The MTA also rebutted Zahra’s claim that according to the MTA’s roadmap the branding of the Maltese tourist product was set to be completed by June 2005.
“How could we have concluded the Branding process by June 2005 when the whole branding exercise was kicked-off in July 2005?” asked the MTA spokesperson.
He also pointed out that funds allocated by government for the branding exercise were only made available in January 2006.
The MTA’s spokesperson acknowledged that Malta will not be benefiting from the branding exercise before 2008.
“The eminent branding consultant engaged by the MTA, Christian Sinding, had predicted that the branding process will take about three years to be implemented successfully, and this only if and when all the stakeholders are on board.”
But according to the spokesperson an “internal” branding campaign is to begin in Spring 2006.
The MTA spokesperson also announced that the Private Sector Consultative Group, shall be appointed in the next few days.
“The 51 members of the Segment advisory committees, nominated by the respective associations and organisations, will be meeting to elect the four members from their ranks that will form this group. This election will take place over the next few days.”
Hotel survey shows bleak winter
The mood for Zahra's denouncement of the MTA was set by the MHRA hotel survey-showing a sharp decline in occupancy in the autumn and winter months. "The immediate decline in business in November and December at the start of the winter season is of great concern and was sharper than in previous years," said Nick Captur from Deloitte. According to MHRA President Justin Zammit Tabona "declining winter business is becoming a major issue, adversely effecting performance."
Despite the sharp decline in the last three months of the year room occupancy levels throughout 2005 have improved slightly. The survey shows that despite the CHOGM summit, occupancy levels for the 5 star sector were unchanged in the last quarter of 2005. The negative trend registered in the last three months of 2005 is likely to persist in the first three months of 2006. A telephone survey included in the Deloitte report indicates that in January all hotel categories including five stars experienced a sharp decline in occupancy, with the decline for 3 and 4 star hotels persisting in February and March.

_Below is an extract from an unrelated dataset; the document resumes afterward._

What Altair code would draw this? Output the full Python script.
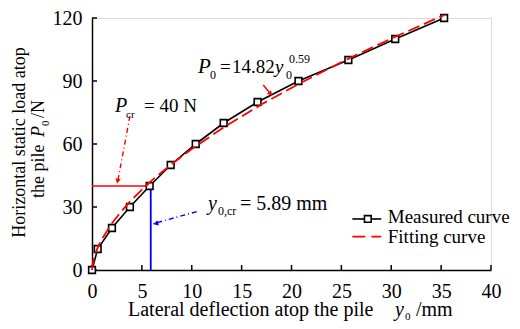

The survey indicates that three star sector have experienced sharp drops of 16 per cent in the first two months of 2006. Higher energy costs are also having a toll on the industry. “Despite the increase in occupancy and average room rate the increases in revenue have been fully absorbed by increases in energy costs,” Zammit Tabona said.
The report shows that energy costs in the fourth quarter of 2005 have jumped by 22 per cent. Three star hotels have experienced a sharp 20 per cent drop in profitability since 2004.
Charles Micallef a 3 star hotel owner speaking from the floor expressed this category’s disenchantment saying: “The MTA has only performed well as regards enforcement. At 45 per cent occupancy rate we have no choice but to lay off our employees. If we disappear, shops in Bugibba will vanish too. The owner of a nearby shop has Lm200,000 in unsold stocks. In a week he has only sold Lm6 worth of goods.”